▶ [GIVEN PROBLEM]:
Reproduce nothing but the lines from the start of the material through the line that includes "const barData = levelEnergy.map((e, i)", both ends included, and omit every picture.
== INFORMATION SHOWN ==
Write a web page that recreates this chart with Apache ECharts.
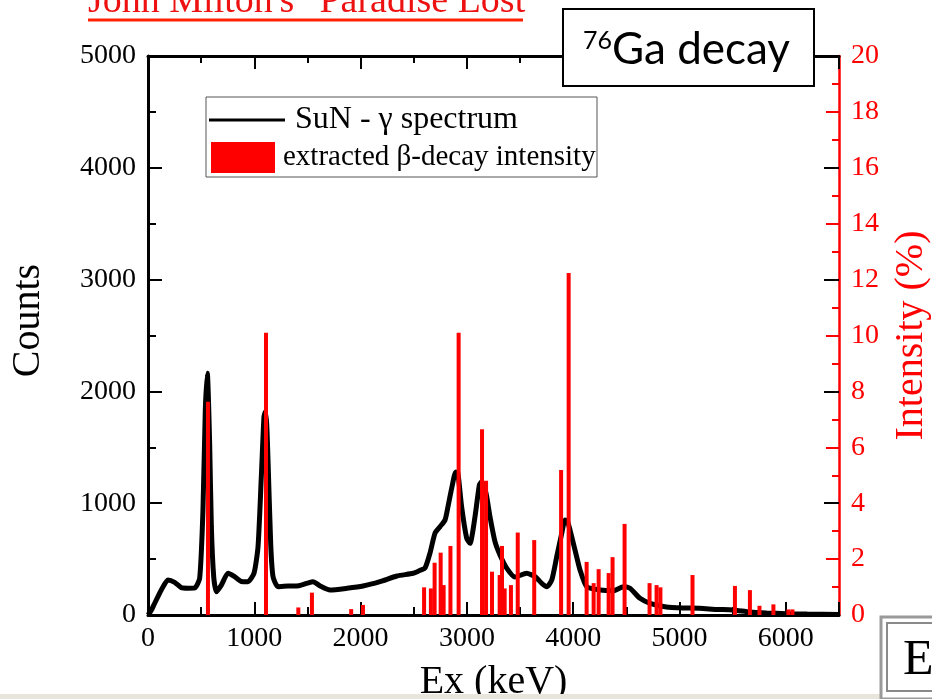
<!DOCTYPE html>
<html>
<head>
<meta charset="utf-8">
<script src="https://cdn.jsdelivr.net/npm/echarts@6.0.0/dist/echarts.min.js"></script>
<style>
html,body{margin:0;padding:0;background:#fff;}
#chart{width:932px;height:699px;}
</style>
</head>
<body>
<div id="chart"></div>
<script>
// Spectrum (SuN gamma spectrum): energy in keV, counts
const spectrumEnergy = [0,30,63,125,188,251,313,380,439,486,517,539,558,580,596,618,643,690,753,815,877,940,997,1035,1066,1091,1104,1117,1129,1154,1176,1223,1317,1420,1500,1552,1620,1712,1872,2023,2182,2342,2493,2560,2606,2653,2700,2747,2794,2822,2860,2895,2915,2950,2997,3029,3076,3117,3138,3180,3217,3264,3311,3374,3452,3562,3641,3704,3751,3798,3845,3892,3923,3945,3970,4017,4064,4127,4252,4378,4472,4534,4628,4722,4876,5030,5190,5350,5500,5660,5820,6000,6200,6500];
const spectrumCounts = [0,40,105,224,313,292,245,240,242,328,939,1834,2162,1536,790,343,208,268,373,343,300,298,373,611,1237,1774,1818,1700,1386,641,343,253,259,262,285,298,260,224,239,259,298,349,373,400,420,555,733,790,850,970,1150,1280,1270,969,690,641,879,1163,1192,1089,879,656,537,420,340,373,343,283,253,313,522,731,850,840,760,581,403,253,224,217,253,239,149,105,72,63,60,50,45,27,18,12,8,5];
// Extracted beta-decay intensity (%): level energy in keV
const levelEnergy = [564,1110,1414,1542,1911,2022,2597,2661,2696,2753,2781,2845,2922,3142,3180,3236,3308,3330,3355,3414,3478,3633,3886,3957,4126,4192,4239,4333,4370,4483,4718,4784,4820,5122,5521,5662,5752,5883,6024,6062];
const levelIntensity = [7.63,10.1,0.27,0.8,0.21,0.36,0.99,0.95,1.87,2.23,1.07,2.47,10.1,6.65,4.8,1.55,1.43,2.47,0.95,1.07,2.95,2.68,5.19,12.24,1.9,1.14,1.64,1.5,2.07,3.26,1.14,1.07,0.99,1.43,1.04,0.89,0.33,0.38,0.2,0.2];

const xRange = [0, 6500];
const countsRange = [0, 5000];
const intensityRange = [0, 20];

const serif = '"Liberation Serif", "Times New Roman", serif';
const plain = v => String(v);

const chart = echarts.init(document.getElementById('chart'), null, {renderer: 'canvas'});

const spectrumData = spectrumEnergy.map((e, i) => [e, spectrumCounts[i]]);
const barData = levelEnergy.map((e, i) => [e, levelIntensity[i]]);

function tickSet(color, len, minorLen, showMinor) {
  return {
    axisTick: {show: true, inside: true, length: len, lineStyle: {color: color, width: 2}},
    minorTick: {show: showMinor, splitNumber: 2, length: minorLen, lineStyle: {color: color, width: 2}}
  };
}

const option = {
  backgroundColor: '#fff',
  animation: false,
  grid: {left: 148, right: 93, top: 56, bottom: 84, containLabel: false, outerBoundsMode: 'none'},
  legend: [
    {
      data: [{name: 'SuN - γ spectrum', icon: 'rect', itemStyle: {color: '#000'}}],
      left: 209, top: 104, padding: 0,
      itemWidth: 76, itemHeight: 3,
      textStyle: {fontFamily: serif, fontSize: 32, color: '#000', padding: [0,0,0,5]},
      selectedMode: false
    },
    {
      data: [{name: 'extracted β-decay intensity', icon: 'rect'}],
      left: 211, top: 142, padding: 0,
      itemWidth: 64, itemHeight: 31,
      textStyle: {fontFamily: serif, fontSize: 29, color: '#000', padding: [0,0,0,3]},
      selectedMode: false
    }
  ],
  xAxis: [
    Object.assign({
      type: 'value', position: 'bottom', min: xRange[0], max: xRange[1], interval: 1000,
      name: 'Ex (keV)', nameLocation: 'middle', nameGap: 47,
      nameTextStyle: {fontFamily: serif, fontSize: 40, color: '#000'},
      axisLine: {show: true, onZero: false, lineStyle: {color: '#000', width: 3}},
      axisLabel: {fontFamily: serif, fontSize: 28, color: '#000', margin: 10, showMaxLabel: false, formatter: plain},
      splitLine: {show: false}
    }, tickSet('#000', 13, 8, true)),
    Object.assign({
      type: 'value', position: 'top', min: xRange[0], max: xRange[1], interval: 1000,
      axisLine: {show: true, onZero: false, lineStyle: {color: '#000', width: 3}},
      axisLabel: {show: false},
      splitLine: {show: false}
    }, tickSet('#000', 13, 7, true))
  ],
  yAxis: [
    Object.assign({
      type: 'value', position: 'left', min: countsRange[0], max: countsRange[1], interval: 1000,
      name: 'Counts', nameLocation: 'middle', nameGap: 100,
      nameTextStyle: {fontFamily: serif, fontSize: 40, color: '#000', padding: [0,0,0,30]},
      axisLine: {show: true, onZero: false, lineStyle: {color: '#000', width: 3}},
      axisLabel: {fontFamily: serif, fontSize: 28, color: '#000', margin: 12, formatter: plain},
      splitLine: {show: false}
    }, tickSet('#000', 14, 8, true)),
    Object.assign({
      type: 'value', position: 'right', min: intensityRange[0], max: intensityRange[1], interval: 2,
      name: 'Intensity (%)', nameLocation: 'middle', nameGap: 52,
      nameTextStyle: {fontFamily: serif, fontSize: 40, color: '#ff0000'},
      axisLine: {show: true, onZero: false, lineStyle: {color: '#ff0000', width: 2.5}},
      axisLabel: {fontFamily: serif, fontSize: 28, color: '#ff0000', margin: 12, formatter: plain},
      splitLine: {show: false}
    }, tickSet('#ff0000', 13, 7, true)),
    Object.assign({
      type: 'value', position: 'right', min: countsRange[0], max: countsRange[1], interval: 1000,
      z: 5,
      axisLine: {show: false, onZero: false},
      axisLabel: {show: false},
      splitLine: {show: false}
    }, tickSet('#000', 15, 7, false))
  ],
  series: [
    {
      name: 'SuN - γ spectrum', type: 'line', xAxisIndex: 0, yAxisIndex: 0,
      data: spectrumData, showSymbol: false, symbol: 'none', smooth: 0.2,
      lineStyle: {color: '#000', width: 5}, itemStyle: {color: '#000'}, z: 2
    },
    {
      name: 'extracted β-decay intensity', type: 'bar', xAxisIndex: 0, yAxisIndex: 1,
      data: barData, barWidth: 4, barGap: '-100%',
      itemStyle: {color: '#ff0000'}, z: 3
    }
  ],
  graphic: [
    {type: 'rect', z: 1, shape: {x: 206, y: 97, width: 391, height: 80},
     style: {fill: '#fff', stroke: '#555', lineWidth: 1}},
    {type: 'text', z: 10, x: 88, y: 2,
     style: {text: 'John Milton\'s "Paradise Lost', font: '38px ' + serif, fill: '#ee1111', verticalAlign: 'middle', align: 'left'}},
    {type: 'line', z: 10, shape: {x1: 88, y1: 20, x2: 523, y2: 20}, style: {stroke: '#ff2200', lineWidth: 3}},
    {type: 'rect', z: 20, shape: {x: 563, y: 9, width: 251, height: 77}, style: {fill: '#fff', stroke: '#000', lineWidth: 2}},
    {type: 'text', z: 21, x: 583, y: 41, style: {text: '76', font: '25px Lato', fill: '#000', verticalAlign: 'middle'}},
    {type: 'text', z: 21, x: 612, y: 50, style: {text: 'Ga decay', font: '44px Lato', fill: '#000', verticalAlign: 'middle'}},
    {type: 'rect', z: 20, shape: {x: 0, y: 694, width: 932, height: 5}, style: {fill: '#e8e6dc'}},
    {type: 'rect', z: 21, shape: {x: 881, y: 617, width: 70, height: 82}, style: {fill: '#fff', stroke: '#9a9a9a', lineWidth: 3}},
    {type: 'rect', z: 22, shape: {x: 887, y: 623, width: 70, height: 68}, style: {fill: '#fff', stroke: '#8a8a8a', lineWidth: 2}},
    {type: 'text', z: 23, x: 903, y: 661, style: {text: 'E', font: '50px ' + serif, fill: '#000', verticalAlign: 'middle'}}
  ]
};
chart.setOption(option);
</script>
</body>
</html>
===
▶ [THE ANSWER]:
Write a web page that recreates this chart with Apache ECharts.
<!DOCTYPE html>
<html>
<head>
<meta charset="utf-8">
<script src="https://cdn.jsdelivr.net/npm/echarts@6.0.0/dist/echarts.min.js"></script>
<style>
html,body{margin:0;padding:0;background:#fff;}
#chart{width:932px;height:699px;}
</style>
</head>
<body>
<div id="chart"></div>
<script>
// Spectrum (SuN gamma spectrum): energy in keV, counts
const spectrumEnergy = [0,30,63,125,188,251,313,380,439,486,517,539,558,580,596,618,643,690,753,815,877,940,997,1035,1066,1091,1104,1117,1129,1154,1176,1223,1317,1420,1500,1552,1620,1712,1872,2023,2182,2342,2493,2560,2606,2653,2700,2747,2794,2822,2860,2895,2915,2950,2997,3029,3076,3117,3138,3180,3217,3264,3311,3374,3452,3562,3641,3704,3751,3798,3845,3892,3923,3945,3970,4017,4064,4127,4252,4378,4472,4534,4628,4722,4876,5030,5190,5350,5500,5660,5820,6000,6200,6500];
const spectrumCounts = [0,40,105,224,313,292,245,240,242,328,939,1834,2162,1536,790,343,208,268,373,343,300,298,373,611,1237,1774,1818,1700,1386,641,343,253,259,262,285,298,260,224,239,259,298,349,373,400,420,555,733,790,850,970,1150,1280,1270,969,690,641,879,1163,1192,1089,879,656,537,420,340,373,343,283,253,313,522,731,850,840,760,581,403,253,224,217,253,239,149,105,72,63,60,50,45,27,18,12,8,5];
// Extracted beta-decay intensity (%): level energy in keV
const levelEnergy = [564,1110,1414,1542,1911,2022,2597,2661,2696,2753,2781,2845,2922,3142,3180,3236,3308,3330,3355,3414,3478,3633,3886,3957,4126,4192,4239,4333,4370,4483,4718,4784,4820,5122,5521,5662,5752,5883,6024,6062];
const levelIntensity = [7.63,10.1,0.27,0.8,0.21,0.36,0.99,0.95,1.87,2.23,1.07,2.47,10.1,6.65,4.8,1.55,1.43,2.47,0.95,1.07,2.95,2.68,5.19,12.24,1.9,1.14,1.64,1.5,2.07,3.26,1.14,1.07,0.99,1.43,1.04,0.89,0.33,0.38,0.2,0.2];

const xRange = [0, 6500];
const countsRange = [0, 5000];
const intensityRange = [0, 20];

const serif = '"Liberation Serif", "Times New Roman", serif';
const plain = v => String(v);

const chart = echarts.init(document.getElementById('chart'), null, {renderer: 'canvas'});

const spectrumData = spectrumEnergy.map((e, i) => [e, spectrumCounts[i]]);
const barData = levelEnergy.map((e, i) => [e, levelIntensity[i]]);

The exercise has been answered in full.